The Animus machine gives Callum a jolt to the back of his neck, and then he is transported back in time. It’s like a virtual reality device, because all the while, he remains in the biotech laboratory, being supervised by guards. Using this framework, the game transports characters to the Italian Renaissance, the Crusades, American Revolution, the golden age of piracy in the Caribbean, and Revolutionary France.
The game rivals are the Templars versus the Assassins. Evidently, the reason they’re fighting is humanity's free will. Being captured means being mind-controlled by governing authorities — so personal freedom is at stake.

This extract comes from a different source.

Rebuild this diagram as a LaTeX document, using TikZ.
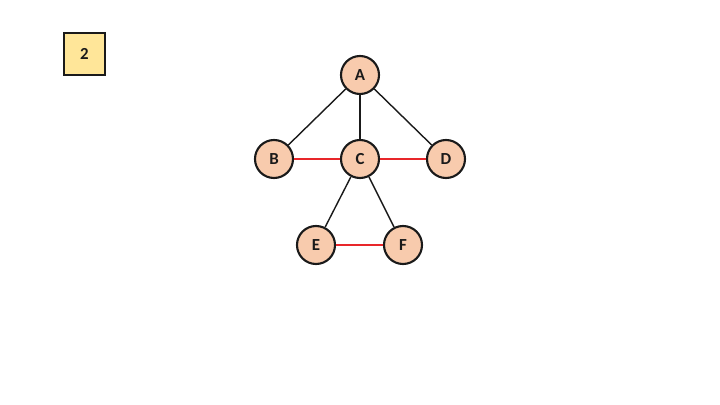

If you’re not familiar with the Assassin’s Creed video game, you’ll probably find this movie to be very confusing. The plot focuses on capturing the Apple of Eden, but the movie never explains what the Apple is, how it works, and why it’s so important. It looks like a Christmas ornament – like a ball—and sometimes it whirls and appears to have a camera lens come out of it. It’s also implied that the Apple is some sort of detonator, like a bomb, but who knows?
Overall, the movie is dark, and best suited for teens age 15 and up. Folks who like the Assassin’s Creed series will probably enjoy seeing this movie, as it’s an action-packed adrenaline ride. Even so, gamers will probably leave the theater feeling like the medium fares better as a video game than a movie.
"Assassin’s Creed" is now playing in theaters.